[Rows from a dataset of charts and code]
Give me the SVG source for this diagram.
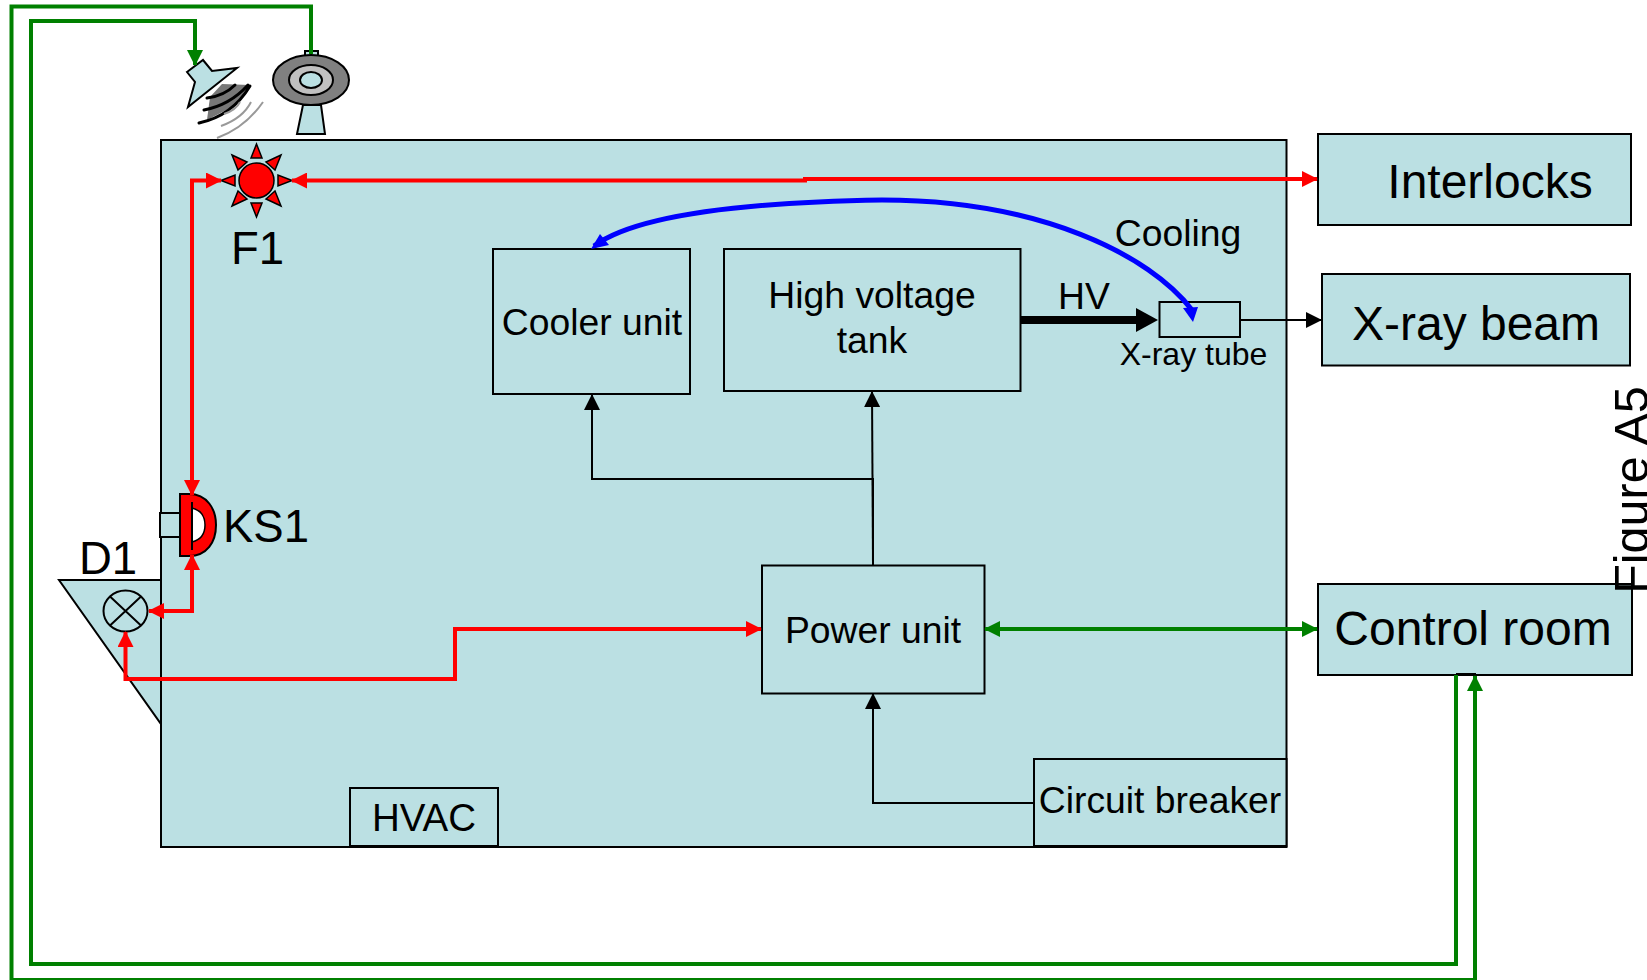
<svg xmlns="http://www.w3.org/2000/svg" width="1647" height="980" viewBox="0 0 1647 980">
<style>
.b{fill:#bbe0e3;stroke:#000;stroke-width:2}
.t{font-family:"Liberation Sans",Arial,sans-serif;fill:#000;text-anchor:middle}
.n{fill:none}
.red{stroke:#f00;stroke-width:4;fill:none}
.grn{stroke:#008000;stroke-width:4;fill:none}
.blk{stroke:#000;stroke-width:2;fill:none}
.rf{fill:#f00;stroke:#000;stroke-width:1.5;stroke-linejoin:miter}
</style>
<defs>
<marker id="ar" markerUnits="userSpaceOnUse" markerWidth="16" markerHeight="16" refX="15" refY="8" orient="auto-start-reverse"><path d="M0 0L16 8L0 16z" fill="#f00"/></marker>
<marker id="ag" markerUnits="userSpaceOnUse" markerWidth="16" markerHeight="16" refX="15" refY="8" orient="auto-start-reverse"><path d="M0 0L16 8L0 16z" fill="#008000"/></marker>
<marker id="ak" markerUnits="userSpaceOnUse" markerWidth="16" markerHeight="16" refX="15" refY="8" orient="auto"><path d="M0 0L16 8L0 16z" fill="#000"/></marker>
</defs>
<rect width="1647" height="980" fill="#fff"/>
<g id="d1"><path class="b" d="M59 580H161V724z"/><ellipse cx="125.500" cy="611" rx="22" ry="20.500" fill="#bbe0e3" stroke="#000" stroke-width="2"/><path class="blk" d="M110 596.500L141 625.500M141 596.500L110 625.500"/><text class="t" x="108" y="574" font-size="45.500">D1</text></g>
<g id="main"><rect class="b" x="161" y="140" width="1125.500" height="707"/></g>
<g id="hvac"><rect class="b" x="350" y="788" width="148" height="58"/><text class="t" x="424" y="831" font-size="38.500">HVAC</text></g>
<g id="breaker"><rect class="b" x="1034" y="759" width="252.500" height="87"/><text class="t" x="1160" y="813" font-size="37.300">Circuit breaker</text></g>
<g id="cooler"><rect class="b" x="493" y="249" width="197" height="145"/><text class="t" x="592" y="335" font-size="37.300">Cooler unit</text></g>
<g id="hvtank"><rect class="b" x="724" y="249" width="296.500" height="142"/><text class="t" x="872" y="308" font-size="37.300">High voltage</text><text class="t" x="872" y="353" font-size="37.300">tank</text></g>
<g id="power"><rect class="b" x="762" y="565.500" width="222.500" height="128"/><text class="t" x="873" y="643" font-size="37.300">Power unit</text></g>
<g id="tube"><rect class="b" x="1159.500" y="302" width="80.500" height="35"/><text class="t" x="1193.500" y="364.500" font-size="32">X-ray tube</text></g>
<g id="interlocks"><rect class="b" x="1318" y="134" width="313" height="91"/><text class="t" x="1490" y="198" font-size="48">Interlocks</text></g>
<g id="beam"><rect class="b" x="1322" y="274" width="308" height="91.500"/><text class="t" x="1476" y="340" font-size="48">X-ray beam</text></g>
<g id="control"><rect class="b" x="1318" y="584" width="314" height="91"/><path d="M1456 674H1476" stroke="#000" stroke-width="2"/><text class="t" x="1473" y="645" font-size="48">Control room</text></g>
<g id="horn"><path class="b" d="M187 72L203 60L212 71L237 68L188 107L195 82z"/><path d="M210 97L222 84L250 85L236 105L207 120z" fill="#777"/><path class="n" stroke="#000" stroke-width="3" stroke-linecap="round" d="M207 98Q224 96 235 85M204 110Q230 105 248 85M199 123Q232 116 250 86"/><path class="n" stroke="#999" stroke-width="2" d="M224 114Q236 110 240 102M221 126Q243 118 251 102M217 138Q245 128 263 102"/></g>
<g id="dish"><rect class="b" x="305" y="51" width="13" height="5"/><path class="b" d="M303 105H321L325 134H297z"/><ellipse cx="311" cy="80" rx="38" ry="25" fill="#808080" stroke="#000" stroke-width="2"/><ellipse cx="311" cy="80" rx="22" ry="15" fill="#c0c0c0" stroke="#000" stroke-width="2"/><ellipse cx="311" cy="80" rx="11" ry="8" fill="#bbe0e3" stroke="#000" stroke-width="2"/></g>
<g id="f1"><circle class="rf" cx="256.500" cy="180.500" r="17.500"/><path class="rf" d="M256.500 144L251 158H262zM256.500 217L251 203H262zM221 180.500L235 175V186zM292 180.500L278 175V186zM232 155L247 162L238 170zM281 155L266 162L275 170zM232 206L247 199L238 191zM281 206L266 199L275 191z"/><text class="t" x="257.500" y="264" font-size="45.500">F1</text></g>
<g id="ks1"><rect class="b" x="160" y="513" width="20" height="24"/><path d="M180 494H189C207 494 216 509 216 525C216 542 207 556 189 556H180z" fill="#f00" stroke="#000" stroke-width="2"/><path d="M192 508C200 510 205 516 205 525C205 534 200 540 192 542z" fill="#fff" stroke="#000" stroke-width="1.500"/><path class="blk" d="M192 502V550"/><text class="t" x="266" y="542" font-size="45.500">KS1</text></g>
<g id="connectors">
<path class="blk" d="M873 565V479H592V395" marker-end="url(#ak)"/>
<path class="blk" d="M873 565L872 392" marker-end="url(#ak)"/>
<path class="blk" d="M1034 803H873V694" marker-end="url(#ak)"/>
<path class="blk" d="M1240 320H1321" marker-end="url(#ak)"/>
<path d="M1021 320H1136" stroke="#000" stroke-width="8" fill="none"/><path d="M1136 308L1158 320L1136 332z" fill="#000"/>
<path class="red" d="M292 180.500H805V179H1317" marker-start="url(#ar)" marker-end="url(#ar)"/>
<path class="red" d="M221 180.500H192V495" marker-start="url(#ar)" marker-end="url(#ar)"/>
<path class="red" d="M192 555V611H149" marker-start="url(#ar)" marker-end="url(#ar)"/>
<path class="red" d="M125.500 632V679H455V629H761" marker-start="url(#ar)" marker-end="url(#ar)"/>
<path class="grn" d="M985 629H1317" marker-start="url(#ag)" marker-end="url(#ag)"/>
<path class="grn" d="M1456 675V964H31V21H195V65" marker-end="url(#ag)"/>
<path class="grn" d="M311 54V6.500H11.500V980H1475V676" marker-end="url(#ag)"/>
<path d="M1192 310C1150 255 1040 200 882 200C760 202 640 212 594 246" stroke="#00f" stroke-width="5" fill="none"/>
<path d="M1183 308L1198 307L1193 322z" fill="#00f"/><path d="M591 249L600 234L609 245z" fill="#00f"/>
</g>
<text class="t" x="1178" y="246" font-size="37.300">Cooling</text>
<text class="t" x="1084" y="309" font-size="37.300">HV</text>
<text class="t" transform="translate(1647.500 490) rotate(-90)" font-size="48.500">Figure A5</text>
</svg>
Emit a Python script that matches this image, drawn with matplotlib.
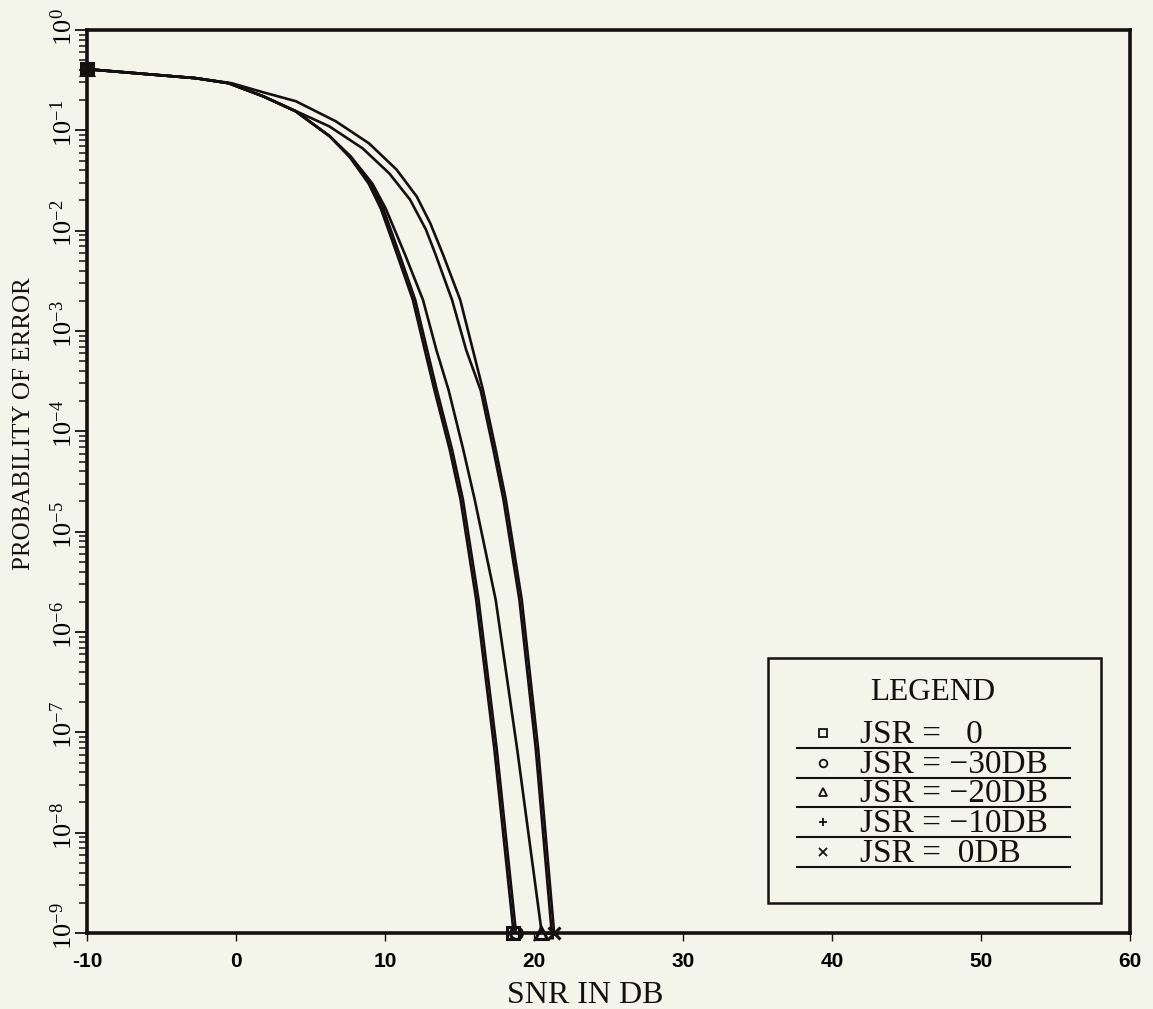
import matplotlib
matplotlib.use("Agg")
import matplotlib.pyplot as plt
import matplotlib.ticker as mticker
from matplotlib.patches import Rectangle
import numpy as np

plt.rcParams['font.family'] = ['Liberation Serif', 'DejaVu Serif']
plt.rcParams['mathtext.fontset'] = 'stix'
plt.rcParams['axes.unicode_minus'] = False

# ---------------- data ----------------
# probability-of-error levels shared by the JSR=0, -30 dB and -20 dB curves
pe_levels_ab = [0.407, 0.331, 0.295, 0.219, 0.155, 0.0871, 0.0550, 0.0295, 0.0166,
                5.75e-3, 2.04e-3, 6.46e-4, 2.57e-4, 6.6e-5, 2.09e-5, 2.09e-6, 6.8e-8,
                1.23e-9, 1.0e-9]
snr_jsr_none = [-10, -2.7, -0.5, 1.8, 4.0, 6.3, 7.6, 8.9, 9.72, 10.82, 11.87, 12.67,
                13.32, 14.34, 15.07, 16.12, 17.34, 18.57, 18.62]
snr_jsr_m30 = [-10, -2.7, -0.5, 1.8, 4.0, 6.3, 7.6, 9.06, 9.88, 10.98, 12.03, 12.83,
               13.48, 14.50, 15.23, 16.28, 17.50, 18.73, 18.78]
snr_jsr_m20 = [-10, -2.7, -0.5, 1.8, 4.0, 6.3, 7.7, 9.15, 10.05, 11.35, 12.55, 13.45,
               14.27, 15.25, 16.02, 17.43, 18.87, 20.44, 20.50]

pe_levels_m10 = [0.407, 0.331, 0.295, 0.219, 0.166, 0.1096, 0.0661, 0.0372, 0.0204,
                 0.01023, 5.75e-3, 2.04e-3, 6.46e-4, 2.57e-4, 6.6e-5, 2.09e-5, 2.09e-6,
                 6.8e-8, 1.23e-9, 1.0e-9]
snr_jsr_m10 = [-10, -2.7, -0.5, 1.8, 3.6, 6.26, 8.5, 10.29, 11.68, 12.75, 13.4, 14.5,
               15.45, 16.42, 17.27, 17.95, 19.02, 20.12, 21.14, 21.19]

pe_levels_0db = [0.407, 0.331, 0.295, 0.240, 0.195, 0.123, 0.0741, 0.0407, 0.0219,
                 0.01175, 5.75e-3, 2.04e-3, 6.46e-4, 2.57e-4, 6.6e-5, 2.09e-5, 2.09e-6,
                 6.8e-8, 1.23e-9, 1.0e-9]
snr_jsr_0db = [-10, -2.7, -0.3, 1.8, 4.02, 6.7, 8.93, 10.77, 12.13, 13.05, 13.9, 15.05,
               15.9, 16.58, 17.43, 18.11, 19.18, 20.28, 21.30, 21.35]

legend_labels = ["JSR =   0", "JSR = \u221230DB", "JSR = \u221220DB",
                 "JSR = \u221210DB", "JSR =  0DB"]
legend_markers = ['s', 'o', '^', '+', 'x']
series_x = [snr_jsr_none, snr_jsr_m30, snr_jsr_m20, snr_jsr_m10, snr_jsr_0db]
series_y = [pe_levels_ab, pe_levels_ab, pe_levels_ab, pe_levels_m10, pe_levels_0db]

x_ticks = [-10, 0, 10, 20, 30, 40, 50, 60]

# ---------------- figure ----------------
INK = '#151010'
BG = '#f3f4ea'
W, H = 1153, 1009
fig = plt.figure(figsize=(W / 100, H / 100), dpi=100, facecolor=BG)
ax = fig.add_axes([87 / W, (H - 933) / H, 1043 / W, 903 / H])
ax.set_facecolor(BG)

for xs, ys, m in zip(series_x, series_y, legend_markers):
    ax.plot(xs, ys, color=INK, lw=1.9, solid_joinstyle='round',
            solid_capstyle='round', marker=m, markevery=[0, len(xs) - 1],
            ms=8.5, mfc='none', mec=INK, mew=2.2, clip_on=False, zorder=3)

ax.set_yscale('log')
ax.set_xlim(-10, 60)
ax.set_ylim(1e-9, 1e0)
ax.set_xticks(x_ticks)
ax.yaxis.set_major_locator(mticker.LogLocator(base=10, numticks=20))
ax.yaxis.set_minor_locator(mticker.LogLocator(base=10, subs=np.arange(2, 10), numticks=200))
ax.yaxis.set_minor_formatter(mticker.NullFormatter())


def ylab(v, pos):
    k = int(round(np.log10(v)))
    gap = 0.35 if k >= 0 else 0.75
    return r"$\mathdefault{\hspace{%s}10^{%d}}$" % (gap, k)


ax.yaxis.set_major_formatter(mticker.FuncFormatter(ylab))

for s in ax.spines.values():
    s.set_linewidth(2.6)
    s.set_color(INK)

ax.tick_params(axis='y', which='major', direction='out', length=8.6, width=1.3,
               color=INK, labelsize=19, pad=-1.4, labelrotation=90)
ax.tick_params(axis='y', which='minor', direction='out', length=5.8, width=1.1, color=INK)
ax.tick_params(axis='x', which='major', direction='out', length=6, width=1.0,
               color=INK, labelsize=15, pad=8)
ax.minorticks_on()
ax.xaxis.set_minor_locator(mticker.NullLocator())

fig.canvas.draw()
for t in ax.get_yticklabels():
    t.set_va('center')
for t in ax.get_xticklabels():
    t.set_fontfamily(['Liberation Sans', 'DejaVu Sans'])
    t.set_fontweight('bold')

ax.set_xlabel("SNR IN DB", fontsize=23, color=INK)
ax.xaxis.label.set_va('baseline')
ax.xaxis.set_label_coords(0.478, -0.0775)
ax.set_ylabel("PROBABILITY OF ERROR", fontsize=18, color=INK)
ax.yaxis.label.set_va('center')
ax.yaxis.set_label_coords(-0.060, 0.564)

# ---------------- legend box (drawn like the original plot package) ----------------
ax.add_patch(Rectangle((0.653, 0.0332), 0.319, 0.2713, transform=ax.transAxes,
                       facecolor=BG, edgecolor=INK, lw=1.8, zorder=5, clip_on=False))
ax.text(0.811, 0.258, "LEGEND", transform=ax.transAxes, ha='center', va='baseline',
        fontsize=22.5, color=INK, zorder=6)
baselines = [0.2104, 0.1772, 0.1451, 0.1118, 0.0786]
underlines = [0.2049, 0.1717, 0.1395, 0.1063, 0.0731]
mark_y = [0.2215, 0.1883, 0.1561, 0.1229, 0.0897]
for lab, m, yb, yu, ym in zip(legend_labels, legend_markers, baselines, underlines, mark_y):
    ax.text(0.741, yb, lab, transform=ax.transAxes, ha='left', va='baseline',
            fontsize=24, color=INK, zorder=6)
    ax.plot([0.681, 0.9425], [yu, yu], transform=ax.transAxes, color=INK, lw=1.5,
            zorder=6, clip_on=False)
    ax.plot([0.7057], [ym], transform=ax.transAxes, ls='none', marker=m, ms=5.5,
            mfc='none', mec=INK, mew=1.3, zorder=6, clip_on=False)

fig.savefig("out.png", dpi=100, facecolor=BG)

_Task objective_
In the listing above, find the line containing "Emit a Python" and the line containing "import numpy as np", then return both of them and every line between, exactly, without pictures.

_Result below_
Emit a Python script that matches this image, drawn with matplotlib.
import matplotlib
matplotlib.use("Agg")
import matplotlib.pyplot as plt
import matplotlib.ticker as mticker
from matplotlib.patches import Rectangle
import numpy as np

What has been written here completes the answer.